Robin Kothari: Separations in Query Complexity Using Cheat Sheets

Tuesday, November 17, 2015 - 4:00pm to 5:00pm
Light Refreshments at 3:50pm
Patil/Kiva G449
Robin Kothari

Abstract: 2015 has been an exciting year for query complexity. I'll survey some of the breakthroughs ​made this year and then talk about some very recent work with my collaborators Scott Aaronson and Shalev Ben-David.​

We establish several new total function separations in query complexity. We show a power
2.5 separation between bounded-error randomized and quantum query complexity for a total
Boolean function, refuting the widely believed conjecture that the best such separation could
only be quadratic (from Grover’s algorithm).
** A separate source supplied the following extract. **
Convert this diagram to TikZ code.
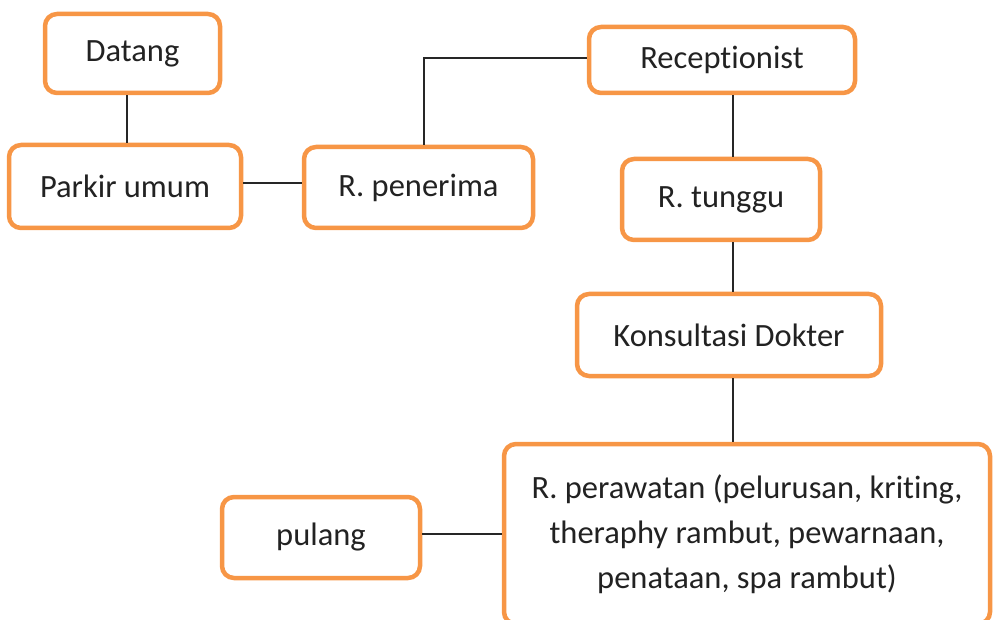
\documentclass[tikz,border=0pt]{standalone}
\usepackage{fontspec}
\setmainfont{Carlito}[Ligatures=NoCommon]
\definecolor{boxorange}{HTML}{F79646}
\definecolor{ink}{HTML}{222222}
\begin{document}
\begin{tikzpicture}[x=1pt,y=-1pt,
  flowbox/.style={draw=boxorange, line width=4.5pt, rounded corners=12pt,
    fill=white, text=ink, inner sep=0pt, align=center,
    font=\fontsize{32.5}{45}\selectfont},
  link/.style={draw=black!85, line width=2.2pt}]
\useasboundingbox (0,0) rectangle (993,620);

% boxes (centre, size at line centre)
\node[flowbox, minimum width=175pt, minimum height=79pt] (datang) at (132.5,53.5) {Datang};
\node[flowbox, minimum width=232pt, minimum height=83pt] (parkir) at (125,186.5) {Parkir umum};
\node[flowbox, minimum width=229pt, minimum height=81pt] (penerima) at (418.5,187.5) {R. penerima};
\node[flowbox, minimum width=266pt, minimum height=66pt] (recep) at (722,60) {Receptionist};
\node[flowbox, minimum width=198pt, minimum height=81pt] (tunggu) at (721,199.5) {R. tunggu};
\node[flowbox, minimum width=304pt, minimum height=82pt] (konsul) at (729,335) {Konsultasi Dokter};
\node[flowbox, minimum width=486pt, minimum height=180pt] (rawat) at (747,534)
  {R. perawatan (pelurusan, kriting,\\theraphy rambut, pewarnaan,\\penataan, spa rambut)};
\node[flowbox, minimum width=198pt, minimum height=81pt] (pulang) at (321,537.5) {pulang};

% vertical spine of the right-hand column
\coordinate (spine) at (733,0);

% connectors
\draw[link] ([xshift=-5.5pt]datang.south) -- ([xshift=-5.5pt]datang.south |- parkir.north);
\draw[link] ([yshift=3.5pt]parkir.east) -- ([yshift=3.5pt]parkir.east -| penerima.west);
\draw[link] ([xshift=5.5pt]penerima.north) |- ([yshift=2pt]recep.west);
\draw[link] (recep.south -| spine) -- (tunggu.north -| spine);
\draw[link] (tunggu.south -| spine) -- (konsul.north -| spine);
\draw[link] (konsul.south -| spine) -- (rawat.north -| spine);
\draw[link] (rawat.west -| pulang.east) -- (rawat.west);
\end{tikzpicture}
\end{document}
We also present a total function with a power
4 separation between quantum query complexity and approximate polynomial degree, showing
severe limitations on the power of the polynomial method. Finally, we exhibit a total function
with a quadratic gap between quantum query complexity and ​certificate complexity, which is optimal (up to log factors). These separations are shown using a new, general technique that we call the cheat sheet technique. The technique is based on a generic transformation that
converts any (possibly partial) function into a new total function with desirable properties for
showing separations. The framework also allows many known separations, including some
recent breakthrough results of Ambainis et al., to be shown in a unified manner.